*Written request*. Below, find the line containing "Write the Plotly code for this chart." and the line containing "7), (8, 2), (8, 6)]"; reproduce exactly those two and every line between them, omitting pictures.

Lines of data
>> START
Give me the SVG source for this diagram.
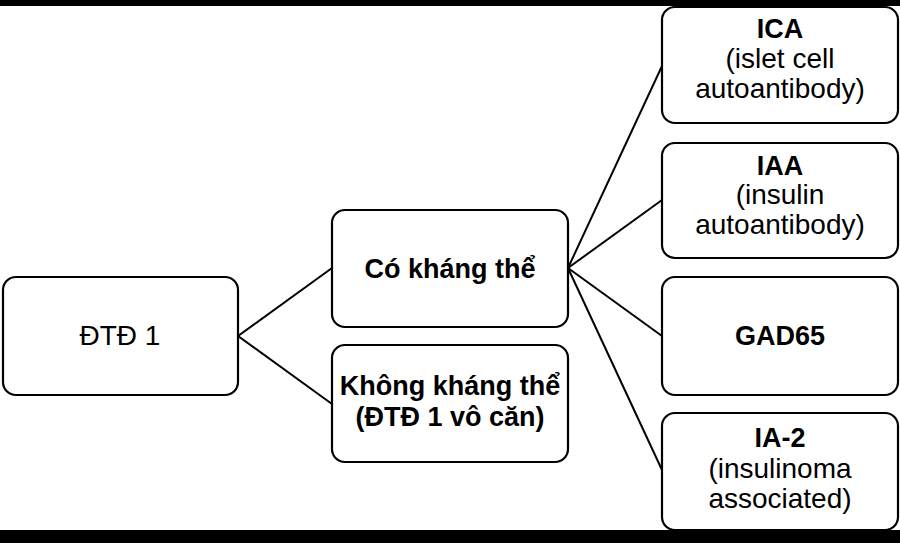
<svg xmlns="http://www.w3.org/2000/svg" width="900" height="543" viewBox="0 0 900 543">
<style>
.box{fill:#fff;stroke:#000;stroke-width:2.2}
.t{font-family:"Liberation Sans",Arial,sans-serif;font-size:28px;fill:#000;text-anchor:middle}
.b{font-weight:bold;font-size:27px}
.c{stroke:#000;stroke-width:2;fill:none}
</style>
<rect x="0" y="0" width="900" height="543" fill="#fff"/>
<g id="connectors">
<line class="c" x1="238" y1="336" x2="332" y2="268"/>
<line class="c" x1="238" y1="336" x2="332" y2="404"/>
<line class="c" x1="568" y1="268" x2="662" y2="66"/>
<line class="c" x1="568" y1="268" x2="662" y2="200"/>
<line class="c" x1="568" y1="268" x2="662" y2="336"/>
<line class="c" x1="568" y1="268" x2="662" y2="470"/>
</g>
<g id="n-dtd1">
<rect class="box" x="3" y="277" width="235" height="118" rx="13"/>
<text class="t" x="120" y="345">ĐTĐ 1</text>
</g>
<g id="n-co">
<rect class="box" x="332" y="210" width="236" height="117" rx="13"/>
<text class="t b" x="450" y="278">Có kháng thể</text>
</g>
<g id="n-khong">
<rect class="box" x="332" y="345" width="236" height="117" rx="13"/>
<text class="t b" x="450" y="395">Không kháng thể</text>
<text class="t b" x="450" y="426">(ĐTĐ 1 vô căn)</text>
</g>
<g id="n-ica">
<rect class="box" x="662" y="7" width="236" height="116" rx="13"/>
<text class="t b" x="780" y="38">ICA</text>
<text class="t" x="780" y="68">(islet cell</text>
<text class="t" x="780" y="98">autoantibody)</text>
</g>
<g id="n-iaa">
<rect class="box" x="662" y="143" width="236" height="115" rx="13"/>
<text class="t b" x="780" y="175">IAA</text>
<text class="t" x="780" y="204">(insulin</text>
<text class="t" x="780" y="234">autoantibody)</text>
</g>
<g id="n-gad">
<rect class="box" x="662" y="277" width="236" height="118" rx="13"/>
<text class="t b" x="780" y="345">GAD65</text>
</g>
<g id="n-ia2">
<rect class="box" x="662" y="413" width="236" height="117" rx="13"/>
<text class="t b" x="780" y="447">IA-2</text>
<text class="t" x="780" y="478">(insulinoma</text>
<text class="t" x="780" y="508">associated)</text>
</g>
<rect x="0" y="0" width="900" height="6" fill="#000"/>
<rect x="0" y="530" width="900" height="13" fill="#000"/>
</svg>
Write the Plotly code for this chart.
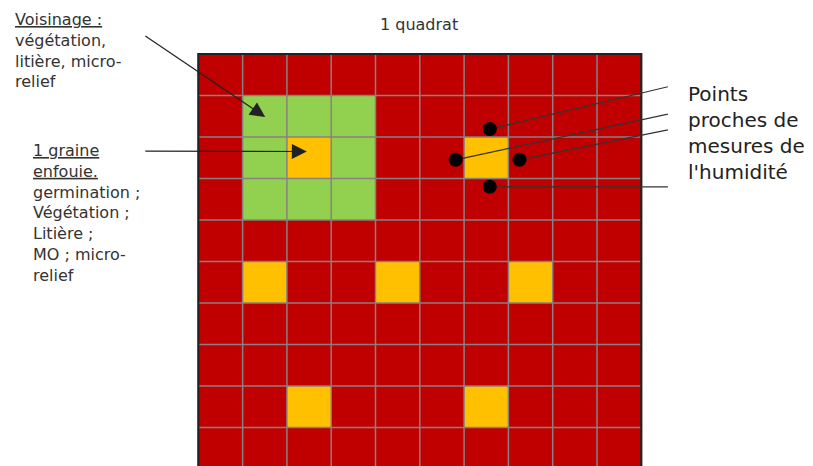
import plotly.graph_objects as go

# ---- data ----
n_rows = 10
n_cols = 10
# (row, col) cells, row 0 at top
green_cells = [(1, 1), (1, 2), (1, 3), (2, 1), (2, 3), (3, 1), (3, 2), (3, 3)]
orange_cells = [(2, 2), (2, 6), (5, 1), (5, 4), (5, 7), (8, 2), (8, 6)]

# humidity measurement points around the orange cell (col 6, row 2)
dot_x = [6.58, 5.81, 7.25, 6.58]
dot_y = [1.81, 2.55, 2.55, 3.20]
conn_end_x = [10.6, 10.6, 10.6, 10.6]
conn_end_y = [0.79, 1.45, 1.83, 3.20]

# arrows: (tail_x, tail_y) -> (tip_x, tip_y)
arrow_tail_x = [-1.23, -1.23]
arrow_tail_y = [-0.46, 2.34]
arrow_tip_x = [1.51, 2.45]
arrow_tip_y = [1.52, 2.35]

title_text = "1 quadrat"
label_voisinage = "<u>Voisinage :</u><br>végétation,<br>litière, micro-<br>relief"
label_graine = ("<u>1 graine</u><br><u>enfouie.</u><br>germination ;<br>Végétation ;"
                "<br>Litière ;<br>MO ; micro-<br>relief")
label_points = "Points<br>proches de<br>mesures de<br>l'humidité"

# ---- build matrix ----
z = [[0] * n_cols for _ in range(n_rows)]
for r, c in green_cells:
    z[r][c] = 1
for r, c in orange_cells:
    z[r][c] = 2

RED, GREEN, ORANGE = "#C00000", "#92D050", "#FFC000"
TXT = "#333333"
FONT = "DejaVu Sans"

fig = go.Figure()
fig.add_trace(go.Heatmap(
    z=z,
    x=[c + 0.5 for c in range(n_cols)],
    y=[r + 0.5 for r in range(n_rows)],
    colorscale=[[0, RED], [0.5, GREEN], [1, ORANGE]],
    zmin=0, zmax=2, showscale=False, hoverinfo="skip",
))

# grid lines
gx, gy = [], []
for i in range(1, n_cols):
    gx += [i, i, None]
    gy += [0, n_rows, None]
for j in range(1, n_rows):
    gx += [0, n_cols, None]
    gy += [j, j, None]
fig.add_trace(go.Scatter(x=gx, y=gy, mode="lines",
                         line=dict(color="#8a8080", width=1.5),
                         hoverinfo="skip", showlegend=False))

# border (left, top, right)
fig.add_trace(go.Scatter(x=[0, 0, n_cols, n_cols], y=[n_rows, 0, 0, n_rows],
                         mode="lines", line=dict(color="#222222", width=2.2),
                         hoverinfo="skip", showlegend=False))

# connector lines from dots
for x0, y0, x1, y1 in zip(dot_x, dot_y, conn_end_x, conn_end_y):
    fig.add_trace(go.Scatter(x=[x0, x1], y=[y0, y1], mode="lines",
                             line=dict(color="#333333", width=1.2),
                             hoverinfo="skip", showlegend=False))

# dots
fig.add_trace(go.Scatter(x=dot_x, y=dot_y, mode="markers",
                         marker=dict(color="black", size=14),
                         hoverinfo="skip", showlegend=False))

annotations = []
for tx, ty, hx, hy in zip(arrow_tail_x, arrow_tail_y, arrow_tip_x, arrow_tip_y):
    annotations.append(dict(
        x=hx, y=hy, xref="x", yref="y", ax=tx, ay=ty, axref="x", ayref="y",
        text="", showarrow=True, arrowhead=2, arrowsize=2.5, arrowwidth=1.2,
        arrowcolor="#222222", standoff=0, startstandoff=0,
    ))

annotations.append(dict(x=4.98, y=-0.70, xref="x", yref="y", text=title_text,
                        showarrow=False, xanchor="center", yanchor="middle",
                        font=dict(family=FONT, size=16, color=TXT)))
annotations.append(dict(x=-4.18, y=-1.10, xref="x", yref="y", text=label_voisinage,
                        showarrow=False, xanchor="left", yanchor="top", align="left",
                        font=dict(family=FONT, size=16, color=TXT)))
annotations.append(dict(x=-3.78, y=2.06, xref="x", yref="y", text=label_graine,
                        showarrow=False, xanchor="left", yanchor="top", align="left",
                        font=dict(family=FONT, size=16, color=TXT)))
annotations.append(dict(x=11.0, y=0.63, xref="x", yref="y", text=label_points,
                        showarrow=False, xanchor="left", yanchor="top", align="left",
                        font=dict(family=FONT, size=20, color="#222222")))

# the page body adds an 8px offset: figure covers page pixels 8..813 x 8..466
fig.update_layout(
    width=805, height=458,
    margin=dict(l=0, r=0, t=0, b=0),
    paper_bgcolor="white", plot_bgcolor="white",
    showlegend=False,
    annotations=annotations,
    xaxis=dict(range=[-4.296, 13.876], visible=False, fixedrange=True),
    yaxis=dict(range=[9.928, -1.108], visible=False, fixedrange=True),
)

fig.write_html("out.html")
>> END
*Answer to the exercise*.
Write the Plotly code for this chart.
import plotly.graph_objects as go

# ---- data ----
n_rows = 10
n_cols = 10
# (row, col) cells, row 0 at top
green_cells = [(1, 1), (1, 2), (1, 3), (2, 1), (2, 3), (3, 1), (3, 2), (3, 3)]
orange_cells = [(2, 2), (2, 6), (5, 1), (5, 4), (5, 7), (8, 2), (8, 6)]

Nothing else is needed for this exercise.